The fact is, the possibilities of what Xoe and other girls can be is endless. And therein lies the message that was being sent to young girls on this day: You can be anything.
The day was a collaboration between Rennehan, Frescho, Mattel and Barbie, and was aimed at empowering girls and placing focus on careers that may not be seen as traditional for women — the trades. A construction Barbie was being celebrated on this day — the latest in about 180 careers the doll has portrayed through the years.
Rennehan, who has been repeatedly recognized as one of the top female entrepreneurs in Canada, was thrilled with how the day went.
“The fact that we can bring a global brand like Mattel and a kind of, I would say, a North American brand like me, that came from a small town and combine us together and see these young girls in pink, happy . . . this is just incredible,” Rennehan said at a Pop-Up Party held at the Yarmouth Mall. “The energy is off the charts.”
The Pop-Up Party included various activities and around 300 Barbies were given out for free.

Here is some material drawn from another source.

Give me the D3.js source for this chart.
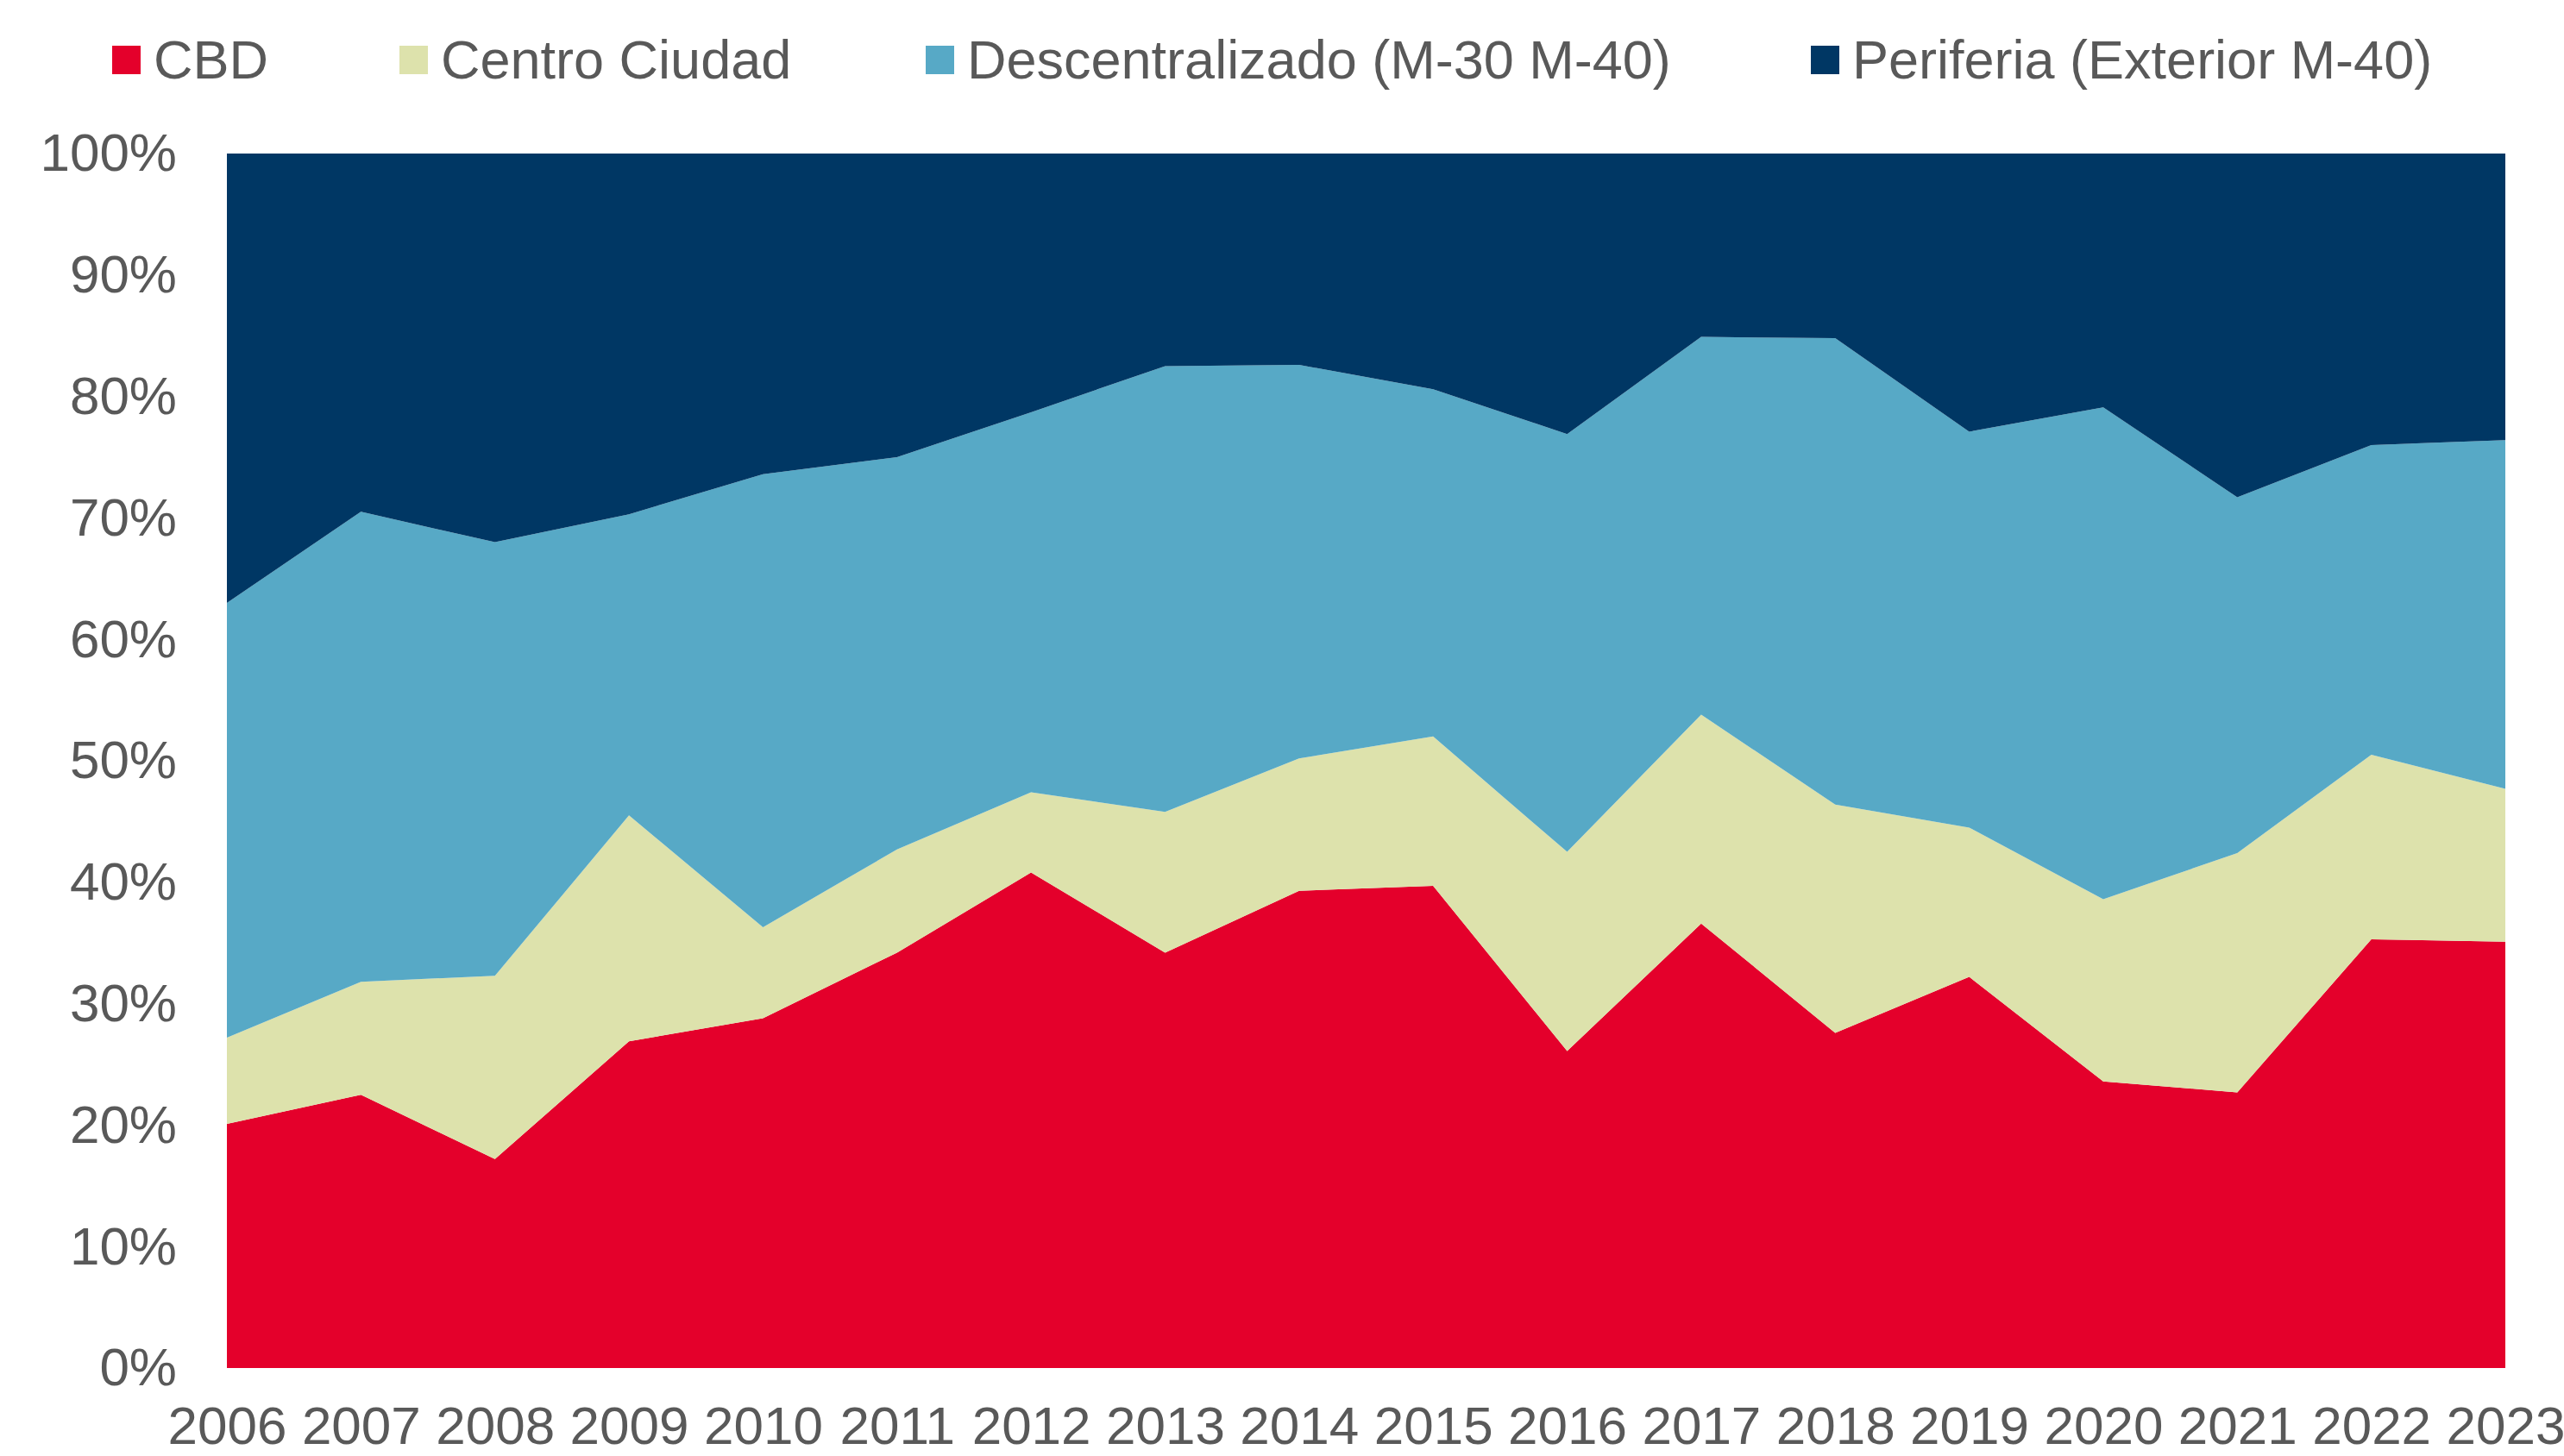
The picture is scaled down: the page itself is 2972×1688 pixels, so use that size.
<!DOCTYPE html>
<html>
<head>
<meta charset="utf-8">
<script src="https://cdn.jsdelivr.net/npm/d3@7"></script>
<style>
  body { margin: 0; background: #fff; }
  text { font-family: "Liberation Sans", Arial, sans-serif; fill: #595959; }
</style>
</head>
<body>
<div id="chart"></div>
<script>
// Years on the x axis
const years = [2006, 2007, 2008, 2009, 2010, 2011, 2012, 2013, 2014, 2015, 2016, 2017, 2018, 2019, 2020, 2021, 2022, 2023];

// Share of each zone (%)
const cbd = [20.1, 22.5, 17.2, 26.9, 28.8, 34.2, 40.8, 34.2, 39.3, 39.7, 26.1, 36.6, 27.6, 32.2, 23.6, 22.7, 35.3, 35.1];
const centro = [7.1, 9.3, 15.1, 18.6, 7.5, 8.5, 6.6, 11.6, 10.9, 12.3, 16.4, 17.2, 18.8, 12.3, 15.0, 19.7, 15.2, 12.6];
const descentralizado = [35.8, 38.7, 35.7, 24.8, 37.3, 32.3, 31.3, 36.7, 32.4, 28.6, 34.4, 31.1, 38.4, 32.6, 40.5, 29.3, 25.5, 28.7];
const periferia = years.map((y, i) => 100 - cbd[i] - centro[i] - descentralizado[i]);

const seriesNames = ["CBD", "Centro Ciudad", "Descentralizado (M-30 M-40)", "Periferia (Exterior M-40)"];
const seriesColors = ["#e4002b", "#dde2ac", "#57a9c6", "#003764"];
const yTicks = [0, 10, 20, 30, 40, 50, 60, 70, 80, 90, 100];

const width = 2972;
const height = 1688;
const margin = { top: 178, right: 68, bottom: 102, left: 263 };

const rows = years.map((y, i) => ({
    year: y,
    s0: cbd[i],
    s1: centro[i],
    s2: descentralizado[i],
    s3: periferia[i]
}));
const keys = ["s0", "s1", "s2", "s3"];

const svg = d3.select("#chart")
    .append("svg")
    .attr("width", width)
    .attr("height", height);

const xScale = d3.scalePoint()
    .domain(years)
    .range([margin.left, width - margin.right]);

const yScale = d3.scaleLinear()
    .domain([0, 100])
    .range([height - margin.bottom, margin.top]);

const stacked = d3.stack().keys(keys)(rows);

const area = d3.area()
    .x(d => xScale(d.data.year))
    .y0(d => yScale(d[0]))
    .y1(d => yScale(d[1]));

svg.append("g")
    .selectAll("path")
    .data(stacked)
    .enter()
    .append("path")
    .attr("d", area)
    .attr("fill", (d, i) => seriesColors[i]);

// y axis
const yAxis = svg.append("g")
    .attr("transform", `translate(${margin.left}, 0)`)
    .call(d3.axisLeft(yScale).tickValues(yTicks).tickSize(0).tickPadding(58).tickFormat(d => d + "%"));
yAxis.select(".domain").remove();
yAxis.selectAll("text").attr("font-size", 62);
yAxis.attr("font-family", null);

// x axis
const xAxis = svg.append("g")
    .attr("transform", `translate(0, ${height - margin.bottom})`)
    .call(d3.axisBottom(xScale).tickSize(0).tickPadding(44));
xAxis.select(".domain").remove();
xAxis.selectAll("text").attr("font-size", 62);
xAxis.attr("font-family", null);

// legend
const legendX = [130, 463, 1073, 2099];
const legend = svg.append("g");
seriesNames.forEach((name, i) => {
    legend.append("rect")
        .attr("x", legendX[i])
        .attr("y", 53)
        .attr("width", 33)
        .attr("height", 33)
        .attr("fill", seriesColors[i]);
    legend.append("text")
        .attr("x", legendX[i] + 48)
        .attr("y", 91)
        .attr("font-size", 63)
        .text(name);
});
</script>
</body>
</html>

Staff in all the stores in the mall sported pink You Can Be Anything t-shirts as a show of solidarity for the message, as did the many event volunteers.

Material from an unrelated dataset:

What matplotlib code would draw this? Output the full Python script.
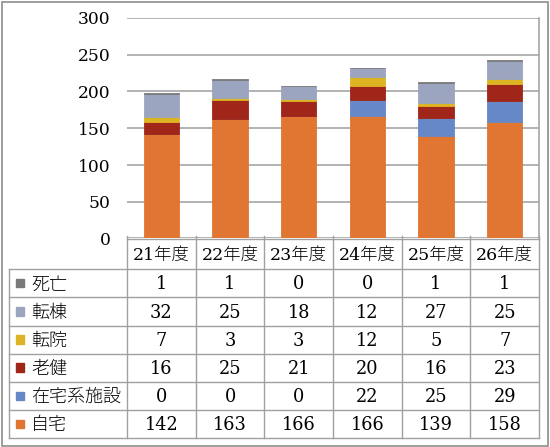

Rennehan said the day’s message was an important one.
“I want people to love who they want, be what they want and live the life that a lot of people before us couldn’t,” she said.
Asked if she sees more women going into the trades, she says not as many as she would hope, which she hopes to see change.
“I would like to tell you that the numbers are staggering, but they still aren’t,” she said, although they are climbing.
Xoe Nickerson, a Grade 3 student at Meadowfields Community School, won a You Can Be Anything Barbie Contest that gave her the opportunity to mentor alongside Rennehan for the day.
Mary Thompson, the principal of the NSCC Burridge Campus, spoke at the Pop-Up Party about the many types of trades programs that are offered at the community college in Yarmouth.
“While traditionally some of the trades have been male dominated, we’re seeing big changes and we’re seeing a lot of women coming it the trades,” she said. “It is truly one of the careers of the future.”
When Rennehan and Mattel decided to partner on this initiative, it could have happened anywhere — except that Rennehan knew it had to be in Yarmouth.
“A lot of the rural areas in Canada and other places get left out of many things,” she said. “Mattel and I very much had an understanding that if they wanted me to be the construction Barbie mentor that it was going to be in my hometown.”